Tan rápido como pudimos, limpiamos el desastre que hicimos y camuflamos lo que no se podía limpiar. Salimos por la puerta del escenario y nos dirigimos casi a paso comando hasta los baños donde nos lavamos lo más rápido que pudimos. Luego lo ayudé a colocarse el yeso y a cubrir su otra mano con uno de mis guantes.

Salimos apresurados tratando de no ser vistos. Al llegar a la puerta, vimos al portero ocupado con unos estudiantes y aprovechamos su distracción para salir rápidamente.
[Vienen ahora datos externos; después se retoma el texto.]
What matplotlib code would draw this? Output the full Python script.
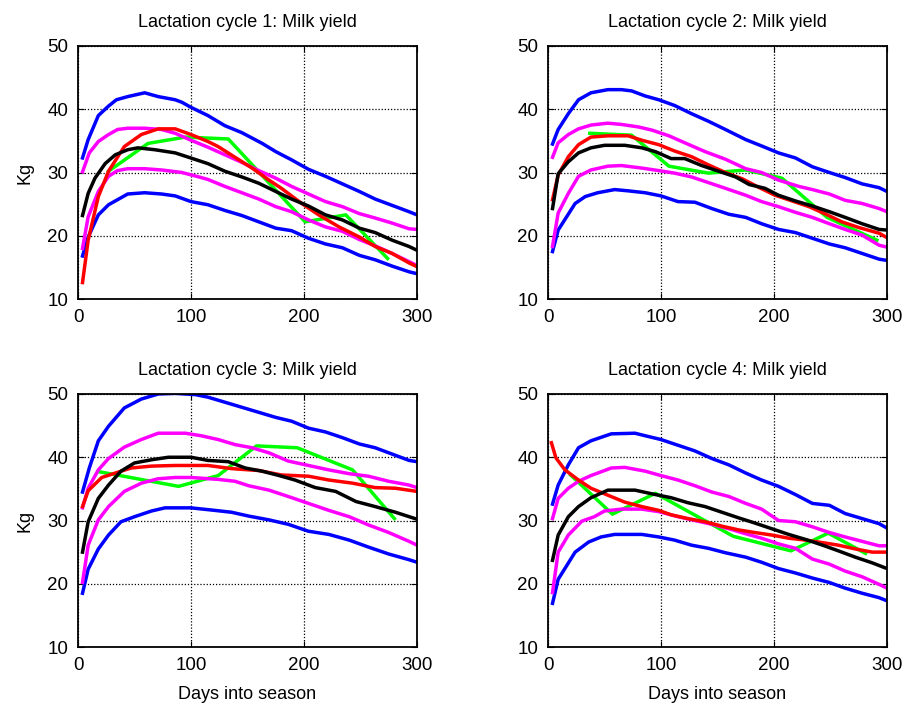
import matplotlib
matplotlib.use("Agg")
import matplotlib.pyplot as plt

plt.rcParams["font.family"] = ["Liberation Sans", "DejaVu Sans"]

# (day, kg) pairs, one list per curve
# --- lactation cycle 1
c1_blue_hi = [(4, 32.3), (9, 35.2), (18, 39.0), (27, 40.5), (34, 41.5), (44, 42.0), (59, 42.6),
              (71, 42.0), (86, 41.5), (92, 41.1), (100, 40.3), (115, 39.0), (130, 37.4), (145, 36.3),
              (163, 34.6), (175, 33.3), (189, 32.0), (204, 30.5), (219, 29.4), (234, 28.2),
              (249, 27.0), (263, 25.8), (278, 24.8), (293, 23.8), (300, 23.3)]
c1_mag_hi = [(4, 30.1), (10, 33.1), (18, 34.9), (27, 36.0), (35, 36.8), (44, 37.0), (59, 37.0),
             (74, 36.8), (86, 36.2), (100, 35.1), (115, 34.0), (130, 32.8), (145, 31.6), (160, 30.3),
             (175, 29.1), (189, 27.8), (204, 26.6), (219, 25.4), (234, 24.6), (249, 23.5),
             (263, 22.8), (278, 22.0), (293, 21.1), (300, 21.0)]
c1_black = [(4, 23.2), (9, 26.7), (15, 29.1), (24, 31.4), (33, 32.8), (44, 33.6), (53, 33.9),
            (68, 33.6), (86, 33.1), (98, 32.4), (115, 31.4), (130, 30.2), (145, 29.3), (160, 28.3),
            (175, 27.0), (189, 25.8), (204, 24.7), (219, 23.3), (234, 22.5), (249, 21.2),
            (263, 20.5), (278, 19.3), (293, 18.3), (300, 17.7)]
c1_mag_lo = [(4, 18.0), (9, 23.0), (18, 27.0), (27, 29.4), (35, 30.3), (44, 30.6), (59, 30.6),
             (74, 30.4), (92, 30.0), (107, 29.3), (115, 28.9), (130, 27.8), (145, 26.8), (160, 25.8),
             (175, 24.6), (189, 23.8), (204, 22.5), (219, 21.4), (234, 20.7), (249, 19.4),
             (263, 18.4), (278, 17.2), (293, 15.9), (300, 15.3)]
c1_blue_lo = [(4, 16.8), (9, 19.8), (18, 23.3), (27, 24.9), (35, 25.7), (44, 26.6), (59, 26.8),
              (74, 26.6), (86, 26.3), (100, 25.4), (115, 24.9), (130, 24.0), (145, 23.2), (160, 22.2),
              (175, 21.2), (189, 20.8), (204, 19.6), (219, 18.7), (234, 18.1), (249, 16.9),
              (263, 16.2), (278, 15.2), (293, 14.3), (300, 14.0)]
c1_red = [(4, 12.6), (9, 19.3), (18, 26.2), (27, 30.2), (41, 34.1), (56, 36.0), (71, 36.9),
          (86, 36.9), (100, 36.0), (115, 34.9), (124, 34.1), (139, 32.4), (154, 30.7), (169, 28.8),
          (180, 27.5), (198, 25.1), (213, 23.3), (231, 21.4), (249, 19.8), (263, 18.3),
          (278, 17.2), (293, 15.7), (300, 15.1)]
c1_green = [(27, 30.2), (62, 34.6), (95, 35.6), (133, 35.3), (201, 22.2), (237, 23.3), (274, 16.4)]

# --- lactation cycle 2
c2_blue_hi = [(4, 34.5), (9, 36.8), (18, 39.3), (27, 41.5), (38, 42.6), (53, 43.1), (65, 43.1),
              (74, 42.9), (86, 42.1), (98, 41.5), (112, 40.6), (127, 39.3), (142, 38.1), (157, 36.8),
              (175, 35.2), (189, 34.2), (204, 33.1), (219, 32.3), (234, 30.9), (249, 30.0),
              (263, 29.2), (278, 28.2), (293, 27.6), (300, 27.0)]
c2_mag_hi = [(4, 32.4), (9, 34.7), (18, 36.0), (27, 36.9), (38, 37.5), (53, 37.8), (65, 37.6),
             (80, 37.2), (92, 36.7), (107, 35.8), (121, 34.7), (139, 33.3), (157, 32.1), (175, 30.6),
             (189, 30.0), (204, 28.8), (222, 27.8), (234, 27.3), (249, 26.6), (263, 25.6),
             (278, 25.1), (293, 24.3), (300, 23.8)]
c2_red = [(4, 25.7), (9, 29.6), (18, 32.5), (27, 34.4), (38, 35.6), (53, 35.8), (71, 35.8),
          (83, 35.1), (98, 34.4), (112, 33.4), (127, 32.5), (142, 31.2), (157, 30.0), (172, 29.0),
          (186, 27.7), (201, 26.4), (216, 25.5), (231, 24.6), (246, 23.4), (260, 22.2),
          (275, 21.3), (293, 20.4), (300, 19.7)]
c2_black = [(4, 24.3), (9, 29.8), (18, 31.7), (27, 33.1), (38, 33.9), (50, 34.3), (68, 34.3),
            (83, 33.9), (95, 33.3), (109, 32.2), (121, 32.2), (136, 31.1), (151, 30.2), (166, 29.3),
            (178, 28.1), (192, 27.5), (204, 26.4), (219, 25.5), (234, 24.7), (249, 23.8),
            (263, 22.9), (278, 21.9), (293, 21.0), (300, 20.9)]
c2_mag_lo = [(4, 18.3), (9, 23.6), (18, 26.7), (27, 29.4), (38, 30.4), (53, 31.0), (65, 31.1),
             (83, 30.7), (98, 30.3), (112, 29.9), (127, 29.3), (142, 28.4), (157, 27.5), (175, 26.4),
             (189, 25.4), (204, 24.6), (219, 23.7), (234, 22.9), (249, 21.9), (263, 21.0),
             (278, 20.1), (293, 18.5), (300, 18.2)]
c2_blue_lo = [(4, 17.5), (9, 20.9), (24, 25.1), (33, 26.2), (44, 26.8), (59, 27.3), (71, 27.1),
              (86, 26.8), (100, 26.3), (115, 25.4), (130, 25.3), (145, 24.3), (160, 23.4), (175, 22.9),
              (189, 21.9), (204, 21.0), (219, 20.5), (234, 19.6), (249, 18.7), (263, 18.1),
              (278, 17.2), (293, 16.3), (300, 16.1)]
c2_green = [(37, 36.2), (74, 35.9), (107, 31.0), (142, 29.9), (175, 30.4), (207, 29.1),
            (247, 22.9), (291, 19.3)]

# --- lactation cycle 3
c3_blue_hi = [(4, 34.5), (10, 38.3), (18, 42.6), (27, 44.9), (41, 47.8), (56, 49.2), (71, 50.0),
              (86, 50.1), (104, 49.9), (115, 49.5), (130, 48.7), (145, 47.9), (160, 47.1), (175, 46.3),
              (189, 45.7), (204, 44.6), (219, 44.0), (234, 43.1), (249, 42.1), (263, 41.5),
              (278, 40.5), (293, 39.5), (300, 39.3)]
c3_mag_hi = [(4, 32.0), (9, 35.1), (18, 38.0), (27, 39.8), (41, 41.6), (56, 42.8), (71, 43.8),
             (95, 43.8), (109, 43.4), (124, 42.8), (139, 42.0), (154, 41.5), (169, 40.7), (186, 39.4),
             (204, 38.7), (222, 38.0), (240, 37.4), (257, 37.0), (275, 36.2), (293, 35.6),
             (300, 35.2)]
c3_black = [(4, 25.0), (9, 29.8), (18, 33.5), (27, 35.6), (38, 37.8), (50, 39.1), (65, 39.6),
            (80, 40.0), (100, 40.0), (115, 39.5), (133, 39.3), (148, 38.3), (163, 37.8), (178, 37.1),
            (192, 36.4), (210, 35.2), (228, 34.6), (246, 33.0), (263, 32.2), (281, 31.3),
            (300, 30.2)]
c3_red = [(4, 32.2), (9, 34.7), (21, 36.8), (33, 37.5), (47, 38.3), (65, 38.6), (86, 38.7),
          (115, 38.7), (136, 38.2), (160, 37.9), (180, 37.2), (204, 37.0), (222, 36.4),
          (243, 35.9), (263, 35.2), (281, 35.1), (300, 34.6)]
c3_mag_lo = [(4, 20.2), (9, 26.1), (18, 30.1), (27, 32.2), (41, 34.6), (56, 35.9), (71, 36.6),
             (86, 36.8), (100, 36.8), (124, 36.5), (139, 36.2), (151, 35.5), (169, 34.8), (186, 33.8),
             (204, 32.7), (222, 31.6), (240, 30.6), (257, 29.3), (275, 28.1), (293, 26.7),
             (300, 26.1)]
c3_blue_lo = [(4, 18.5), (9, 22.3), (18, 25.5), (27, 27.7), (38, 29.8), (50, 30.6), (65, 31.5),
              (77, 32.0), (100, 32.0), (121, 31.6), (136, 31.3), (151, 30.7), (169, 30.1), (186, 29.4),
              (204, 28.3), (222, 27.8), (240, 26.9), (257, 25.8), (275, 24.7), (293, 23.8),
              (300, 23.4)]
c3_green = [(19, 37.7), (89, 35.4), (124, 37.1), (158, 41.8), (194, 41.5), (243, 38.0), (280, 30.3)]

# --- lactation cycle 4
c4_red = [(3, 42.3), (7, 39.9), (15, 38.0), (27, 36.4), (38, 35.1), (53, 34.0), (68, 32.9),
          (83, 32.2), (98, 31.6), (109, 30.9), (124, 30.3), (139, 29.8), (154, 29.1), (169, 28.5),
          (183, 28.1), (198, 27.7), (213, 27.2), (228, 26.9), (243, 26.5), (257, 26.1),
          (272, 25.5), (287, 25.0), (300, 25.0)]
c4_blue_hi = [(4, 32.6), (9, 35.6), (18, 38.8), (27, 41.5), (38, 42.6), (56, 43.7), (77, 43.8),
              (86, 43.4), (100, 42.8), (115, 41.9), (130, 41.0), (145, 39.8), (160, 38.8), (175, 37.5),
              (189, 36.4), (204, 35.4), (219, 34.1), (234, 32.7), (249, 32.4), (263, 31.1),
              (278, 30.3), (293, 29.5), (300, 28.8)]
c4_mag_hi = [(4, 30.3), (9, 33.5), (18, 35.1), (27, 36.2), (38, 37.1), (56, 38.3), (68, 38.4),
             (86, 37.8), (100, 37.1), (115, 36.4), (130, 35.5), (145, 34.5), (160, 33.8), (175, 32.7),
             (189, 31.8), (204, 30.0), (219, 29.8), (234, 29.0), (249, 28.1), (263, 27.4),
             (278, 26.7), (293, 26.0), (300, 26.0)]
c4_black = [(4, 23.7), (9, 27.7), (18, 30.6), (27, 32.2), (38, 33.6), (53, 34.8), (77, 34.8),
            (95, 34.1), (109, 33.6), (124, 32.8), (139, 32.2), (154, 31.3), (169, 30.4), (183, 29.6),
            (198, 28.7), (213, 27.8), (228, 27.0), (243, 26.1), (257, 25.2), (272, 24.2),
            (287, 23.3), (300, 22.4)]
c4_mag_lo = [(4, 18.6), (9, 25.0), (18, 27.7), (30, 29.9), (41, 30.6), (50, 31.5), (65, 31.8),
             (83, 31.8), (98, 31.4), (115, 30.6), (130, 30.0), (145, 29.4), (160, 28.7), (175, 27.9),
             (189, 27.2), (204, 26.3), (219, 25.6), (234, 23.9), (249, 23.1), (263, 22.0),
             (278, 21.1), (293, 19.9), (300, 19.3)]
c4_blue_lo = [(4, 16.9), (9, 20.7), (24, 25.0), (36, 26.6), (47, 27.4), (59, 27.8), (83, 27.8),
              (98, 27.4), (112, 26.9), (127, 26.1), (142, 25.6), (157, 24.9), (175, 24.2), (189, 23.4),
              (204, 22.4), (219, 21.7), (234, 20.9), (249, 20.2), (263, 19.3), (278, 18.5),
              (293, 17.8), (300, 17.3)]
c4_green = [(20, 37.2), (57, 31.0), (95, 34.3), (164, 27.5), (215, 25.2), (248, 28.0), (281, 24.8)]

cycles = [
    (c1_green, c1_blue_hi, c1_blue_lo, c1_mag_hi, c1_mag_lo, c1_red, c1_black),
    (c2_green, c2_blue_hi, c2_blue_lo, c2_mag_hi, c2_mag_lo, c2_red, c2_black),
    (c3_green, c3_blue_hi, c3_blue_lo, c3_mag_hi, c3_mag_lo, c3_red, c3_black),
    (c4_green, c4_blue_hi, c4_blue_lo, c4_mag_hi, c4_mag_lo, c4_red, c4_black),
]
colors = ["#00ff00", "#0000ff", "#0000ff", "#ff00ff", "#ff00ff", "#ff0000", "#000000"]

fig = plt.figure(figsize=(9.07, 7.09), dpi=100)
W, H = 907, 709
boxes = [(78, 46), (548, 46), (78, 394), (548, 394)]  # left, top in px
aw, ah = 339, 253

for i, (curves, (lx, ty)) in enumerate(zip(cycles, boxes)):
    ax = fig.add_axes([lx / W, 1 - (ty + ah) / H, aw / W, ah / H])
    for pts, c in zip(curves, colors):
        xs = [p[0] for p in pts]
        ys = [p[1] for p in pts]
        ax.plot(xs, ys, color=c, lw=2.5, solid_joinstyle="round")
    ax.set_xlim(0, 300)
    ax.set_ylim(10, 50)
    ax.set_xticks([0, 100, 200, 300])
    ax.set_yticks([10, 20, 30, 40, 50])
    ax.grid(True, color="black", ls=(0, (1, 1.5)), lw=0.9)
    ax.tick_params(direction="in", top=True, right=True, length=4, labelsize=13.5, pad=7)
    for s in ax.spines.values():
        s.set_linewidth(1.3)
    ax.set_title(f"Lactation cycle {i + 1}: Milk yield", fontsize=13, pad=14)
    if i % 2 == 0:
        ax.set_ylabel("Kg", fontsize=13, labelpad=10)
    if i >= 2:
        ax.set_xlabel("Days into season", fontsize=13, labelpad=9)

fig.savefig("out.png", dpi=100)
Una vez en la calle, procuramos no llamar la atención. Cuando llegamos a la esquina del colegio, nos despedimos con un abrazo; nuestros corazones latían aún con mucha fuerza desde el encuentro que tuvimos frente al piano. ¿Acaso así fue mi primera vez? ¿Será aquello lo que llaman "hacer el amor"? Esas preguntas me atormentaban mientras me despedía de Rodrigo y parecía que ninguno de los dos quería abordar el tema, era mejor así.

Unos minutos después que despaché a Rodrigo, Gabriel y Rocío se aparecieron con rostros preocupados. Les conté que había encontrado a Rodrigo y casi todo lo que había ocurrido, menos lo de ese encuentro tan cercano entre Rodrigo y yo. Ambos se sorprendieron y se angustiaron, por un instante comprendimos que estábamos perdiendo la cabeza.

Regresé a casa e inventé un accidente para contarle a mamá, le dije que me lastimé jugando voley, no sé si me creyó. Me llevó, preocupada, al médico quien me recomendó tener más cuidado. Rodrigo fue regañado duramente por haberse quitado el yeso. Le enyesaron nuevamente y diagnosticaron que se lastimó aún más la mano izquierda, por lo que debería estar quince días más con el yeso. Y aunque sus heridas físicas serían permanentes, al menos le demostré que, sin importar lo que ocurra, yo estaría a su lado para apoyarlo.